The plane failed to take off and tore across a busy intersection and into the side of a clothing warehouse, starting a fire. All 11 people in the plane were injured as were several more on the ground. The government estimated damages at $30 million to $40 million.

A federal report blamed the accident on the plane's center of gravity being too far forward - the result of overfueling masked by Michael Brassington's earlier lies, prosecutors contended.

The defense offered witnesses who said the crash more likely was caused by a malfunction with the plane's steering mechanism, which co-pilot Carlos Salaverria and pilot John Kimberling said froze during the takeoff roll.

Defense attorneys sought to portray the Brassingtons as the victims of bad legal advice through the testimony of an attorney who said he advised them they could fly charters without a commercial certificate if they used fewer than six charter brokers.

Bruce Reinhart, attorney for Paul Brassington, declined to comment Monday. Michael Salnick, representing Michael Brassington, didn't return a message seeking comment.

Besides the conspiracy count, Michael Brassington also was convicted of endangering the safety of an aircraft and on seven counts of making false statements. He was acquitted of 12 other false statement counts, and Paul Brassington was acquitted of four.

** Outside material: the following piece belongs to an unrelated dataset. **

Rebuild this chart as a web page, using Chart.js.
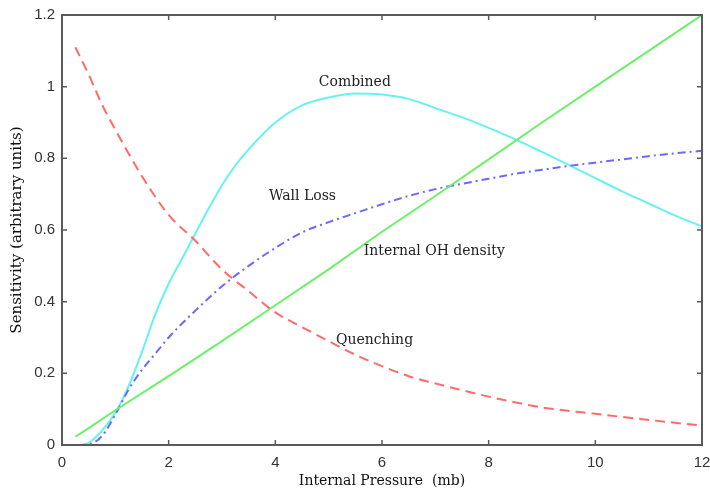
<!DOCTYPE html>
<html>
<head>
<meta charset="utf-8">
<script src="https://cdn.jsdelivr.net/npm/chart.js@4/dist/chart.umd.min.js"></script>
<style>
html,body{margin:0;padding:0;background:#fff;}
#wrap{width:710px;height:492px;position:relative;}
</style>
</head>
<body>
<div id="wrap"><canvas id="c" width="710" height="492"></canvas></div>
<script>
// ---- data ----
const xTicks = [0, 2, 4, 6, 8, 10, 12];
const xTickLabels = ['0', '2', '4', '6', '8', '10', '12'];
const yTicks = [0, 0.2, 0.4, 0.6, 0.8, 1.0, 1.2];
const yTickLabels = ['0', '0.2', '0.4', '0.6', '0.8', '1', '1.2'];

const quenchX = [0.25, 0.5, 0.75, 1, 1.5, 2, 2.5, 3, 3.5, 4, 4.5, 5, 5.5, 6, 6.5, 7, 7.5, 8, 9, 10, 11, 12];
const quenchY = [1.11, 1.034, 0.95, 0.88, 0.75, 0.642, 0.57, 0.49, 0.429, 0.37, 0.329, 0.29, 0.252, 0.22, 0.192, 0.172, 0.153, 0.135, 0.105, 0.087, 0.07, 0.054];

const ohX = [0.25, 0.5, 1, 2, 3, 4, 5, 6, 7, 8, 9, 10, 11, 12];
const ohY = [0.023, 0.047, 0.097, 0.192, 0.29, 0.39, 0.49, 0.595, 0.695, 0.797, 0.9, 1.0, 1.1, 1.2];

const combX = [0.35, 0.5, 0.75, 1, 1.25, 1.5, 1.75, 2, 2.25, 2.5, 2.75, 3, 3.25, 3.5, 4, 4.5, 5, 5.5, 6, 6.5, 7, 7.5, 8, 8.5, 9, 9.5, 10, 10.5, 11, 11.5, 12];
const combY = [0, 0.006, 0.04, 0.09, 0.165, 0.26, 0.365, 0.45, 0.52, 0.59, 0.66, 0.725, 0.78, 0.825, 0.9, 0.948, 0.97, 0.981, 0.978, 0.966, 0.94, 0.915, 0.885, 0.853, 0.818, 0.782, 0.745, 0.708, 0.674, 0.64, 0.61];

const wallX = [0.3, 0.5, 0.75, 1, 1.25, 1.5, 1.75, 2, 2.5, 3, 3.5, 4, 4.5, 5, 5.5, 6, 6.5, 7, 7.5, 8, 8.5, 9, 9.5, 10, 10.5, 11, 11.5, 12];
const wallY = [0, 0.002, 0.025, 0.085, 0.155, 0.21, 0.255, 0.3, 0.375, 0.443, 0.5, 0.55, 0.593, 0.622, 0.647, 0.672, 0.695, 0.714, 0.729, 0.743, 0.757, 0.768, 0.779, 0.788, 0.797, 0.806, 0.814, 0.821];

const labelNames = ['Combined', 'Wall Loss', 'Internal OH density', 'Quenching'];
const labelX = [5.49, 4.51, 6.98, 5.86];
const labelY = [1.011, 0.693, 0.539, 0.293];

const xTitle = 'Internal Pressure  (mb)';
const yTitle = 'Sensitivity (arbitrary units)';

function pts(xs, ys) { return xs.map((x, i) => ({x: x, y: ys[i]})); }

const serif = '"DejaVu Serif", "Liberation Serif", serif';
const sans = '"Liberation Sans", Arial, sans-serif';

const framePlugin = {
  id: 'frame',
  afterDatasetsDraw(chart) {
    const ctx = chart.ctx;
    const a = chart.chartArea;
    const xs = chart.scales.x, ys = chart.scales.y;
    ctx.save();
    ctx.strokeStyle = '#5a5a5a';
    ctx.lineWidth = 1.5;
    const tl = 5;
    ctx.beginPath();
    xTicks.forEach(v => {
      const p = xs.getPixelForValue(v);
      if (v === 0 || v === 12) return;
      ctx.moveTo(p, a.bottom); ctx.lineTo(p, a.bottom - tl);
      ctx.moveTo(p, a.top); ctx.lineTo(p, a.top + tl);
    });
    yTicks.forEach(v => {
      const p = ys.getPixelForValue(v);
      if (v === 0 || Math.abs(v - 1.2) < 1e-9) return;
      ctx.moveTo(a.left, p); ctx.lineTo(a.left + tl, p);
      ctx.moveTo(a.right, p); ctx.lineTo(a.right - tl, p);
    });
    ctx.stroke();
    ctx.lineWidth = 2;
    ctx.strokeStyle = '#5a5a5a';
    ctx.strokeRect(a.left, a.top, a.right - a.left, a.bottom - a.top);
    // annotations
    ctx.fillStyle = '#222';
    ctx.font = '14px ' + serif;
    ctx.textAlign = 'center';
    ctx.textBaseline = 'middle';
    labelNames.forEach((t, i) => {
      ctx.fillText(t, xs.getPixelForValue(labelX[i]), ys.getPixelForValue(labelY[i]));
    });
    ctx.restore();
  }
};

new Chart(document.getElementById('c'), {
  type: 'scatter',
  data: {
    datasets: [
      {label: 'Quenching', data: pts(quenchX, quenchY), showLine: true, borderColor: '#ff6a6a', borderWidth: 2, borderDash: [10, 6], pointRadius: 0, cubicInterpolationMode: 'monotone', fill: false},
      {label: 'Internal OH density', data: pts(ohX, ohY), showLine: true, borderColor: '#6af06a', borderWidth: 2, pointRadius: 0, tension: 0, fill: false},
      {label: 'Wall Loss', data: pts(wallX, wallY), showLine: true, borderColor: '#6a6aff', borderWidth: 2, borderDash: [8, 4, 2, 4], pointRadius: 0, cubicInterpolationMode: 'monotone', fill: false},
      {label: 'Combined', data: pts(combX, combY), showLine: true, borderColor: '#66f2f2', borderWidth: 2, pointRadius: 0, cubicInterpolationMode: 'monotone', fill: false}
    ]
  },
  options: {
    responsive: false,
    animation: false,
    layout: {padding: {left: 0, right: 8, top: 15, bottom: 0}},
    plugins: {legend: {display: false}, tooltip: {enabled: false}},
    scales: {
      x: {
        type: 'linear', min: 0, max: 12,
        afterBuildTicks: s => { s.ticks = xTicks.map(v => ({value: v})); },
        afterFit: s => { s.height = 47; s.paddingLeft = 0; s.paddingRight = 0; },
        grid: {display: false, drawTicks: false},
        border: {display: false},
        ticks: {padding: 9, color: '#333', font: {family: sans, size: 15}, maxRotation: 0,
          callback: (v) => { const i = xTicks.indexOf(v); return i >= 0 ? xTickLabels[i] : ''; }},
        title: {display: true, text: xTitle, color: '#111', font: {family: serif, size: 14}, padding: {top: 0, bottom: 2}}
      },
      y: {
        type: 'linear', min: 0, max: 1.2,
        afterBuildTicks: s => { s.ticks = yTicks.map(v => ({value: v})); },
        afterFit: s => { s.width = 62; s.paddingTop = 0; s.paddingBottom = 0; },
        grid: {display: false, drawTicks: false},
        border: {display: false},
        ticks: {padding: 7, color: '#333', font: {family: sans, size: 15},
          callback: (v) => { const i = yTicks.findIndex(t => Math.abs(t - v) < 1e-9); return i >= 0 ? yTickLabels[i] : ''; }},
        title: {display: true, text: yTitle, color: '#111', font: {family: serif, size: 15}, padding: {top: 8, bottom: 0}}
      }
    }
  },
  plugins: [framePlugin]
});
</script>
</body>
</html>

Sentencing was set for March 7. The endangerment count carries a maximum 20-year prison sentence, and the conspiracy and false statement counts carry five-year maximums, according to the U.S. attorney's office.

Seven people connected to Platinum were indicted in 2009, and three have pleaded guilty. One, former maintenance chief Brien McKenzie, faced trial with the Brassingtons but had his case thrown out by U.S. District Judge Dennis Cavanaugh, who ruled before jury deliberations that the government hadn't proved its case.

The final defendant, Kimberling, had his case severed and is awaiting trial in Florida.